A partir de
Una belleza rusa, de Vladimir Nabokov
Olga “se fue de Rusia en la primavera de 1919. Todo sucedió completamente de acuerdo con el estilo de la época. Su madre murió de tifus, su hermano fue ejecutado por un pelotón de fusilamiento”. Dejaron San Petersburgo por Berlín.
Tenia “un encanto especial … pero, por alguna razón, no dio ningún resultado”.
¿A qué se debería? ¿Al estilo de la época?
¿A su actitud? “Hubo flores que por ser demasiado perezosa no llegó a poner en un jarrón”. A todos, aunque con algo de gracia con su francés con leve acento, trataba de “patanes”.
¿Por sus circunstancias? Muerto su padre, “su vida se ensombreció”, y fue cayendo en el descuido de “uñas relucientes pero mal cuidadas … fumaba incesantemente, como si fuera una maldición.
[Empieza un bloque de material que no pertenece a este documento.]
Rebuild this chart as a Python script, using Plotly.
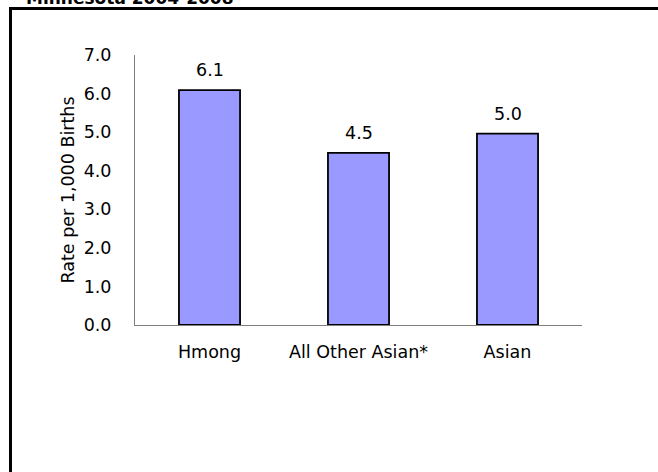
import plotly.graph_objects as go

categories = ["Hmong", "All Other Asian*", "Asian"]
rates = [6.09, 4.46, 4.96]
y_ticks = [0, 1, 2, 3, 4, 5, 6, 7]
y_tick_labels = ["0.0", "1.0", "2.0", "3.0", "4.0", "5.0", "6.0", "7.0"]

FONT = "DejaVu Sans, sans-serif"
FS = 17.5

fig = go.Figure(go.Bar(
    x=categories, y=rates, width=0.41,
    marker=dict(color="#9999FF", line=dict(color="black", width=1.8)),
))

W, H = 658, 472
L, R, T, B = 135, 582, 55, 325
pw, ph = R - L, B - T

def px(x):
    return (x - L) / pw

def py(y):
    return (B - y) / ph

value_labels = [dict(x=c, y=v, text=f"{v:.1f}", showarrow=False, yanchor="bottom",
                     yshift=8, font=dict(size=FS, color="black", family=FONT))
                for c, v in zip(categories, rates)]

fig.update_layout(
    width=W, height=H,
    margin=dict(l=L, r=W - R, t=T, b=H - B, pad=0),
    paper_bgcolor="white", plot_bgcolor="white",
    font=dict(family=FONT, size=FS, color="black"),
    showlegend=False,
    xaxis=dict(showline=True, linecolor="#808080", linewidth=1, ticks="",
               showgrid=False, tickfont=dict(size=FS), ticklabelstandoff=11),
    yaxis=dict(range=[0, 7], tickvals=y_ticks, ticktext=y_tick_labels,
               showline=True, linecolor="#808080", linewidth=1, ticks="",
               showgrid=False, zeroline=False, tickfont=dict(size=FS),
               ticklabelstandoff=19,
               title=dict(text="Rate per 1,000 Births", font=dict(size=FS), standoff=4)),
    shapes=[dict(type="rect", xref="paper", yref="paper",
                 x0=px(10.5), x1=px(700), y0=py(8.5), y1=py(520),
                 line=dict(color="black", width=3), fillcolor="rgba(0,0,0,0)")],
    annotations=value_labels + [
        dict(text="<b>Minnesota 2004-2008</b>", xref="paper", yref="paper",
             x=px(24), y=py(10), xanchor="left", yanchor="bottom",
             showarrow=False, font=dict(size=17, color="black", family=FONT))],
)

fig.write_html("out.html")
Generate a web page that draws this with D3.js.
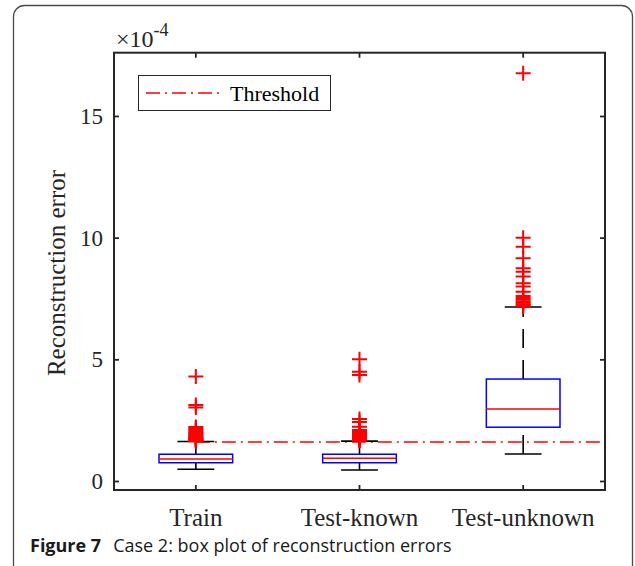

Y mejor no decir nada del estado de sus medias”.
Se reencuentra, por casualidad, con su vieja amiga Vera, que “le encantaba organizar cosas, ya se tratara de una fiesta con ponche, de la tramitación de un visado o de una boda, y se lanzó ávidamente a la tarea de organizar la vida de Olga”.
La invitó a su casa de verano, a la que llevó también al alemán rusificado Forstmann. Días después, sentada Olga en el jardín, él le preguntó “si consentía en ser su cónyuge (esa misma fue la palabra que utilizó: ‘cónyuge’)”. Olga se levantó, se acercó a Vera y al resto, “ y con voz afectuosa, dijo ‘¡qué patanes!’, y al verano siguiente murió al dar a luz”.
¿Qué, cómo? No importa. “¿Qué flecha no deja nunca de volar? La flecha que ha alcanzado su objetivo”.
¿Pero quién arroja la flecha que se clava en nosotros como un destino; el estilo de la época que nos toca vivir; nuestras propias actitudes; nuestras circunstancias; un amigo que, en nuestra ayuda, dispone de nosotros?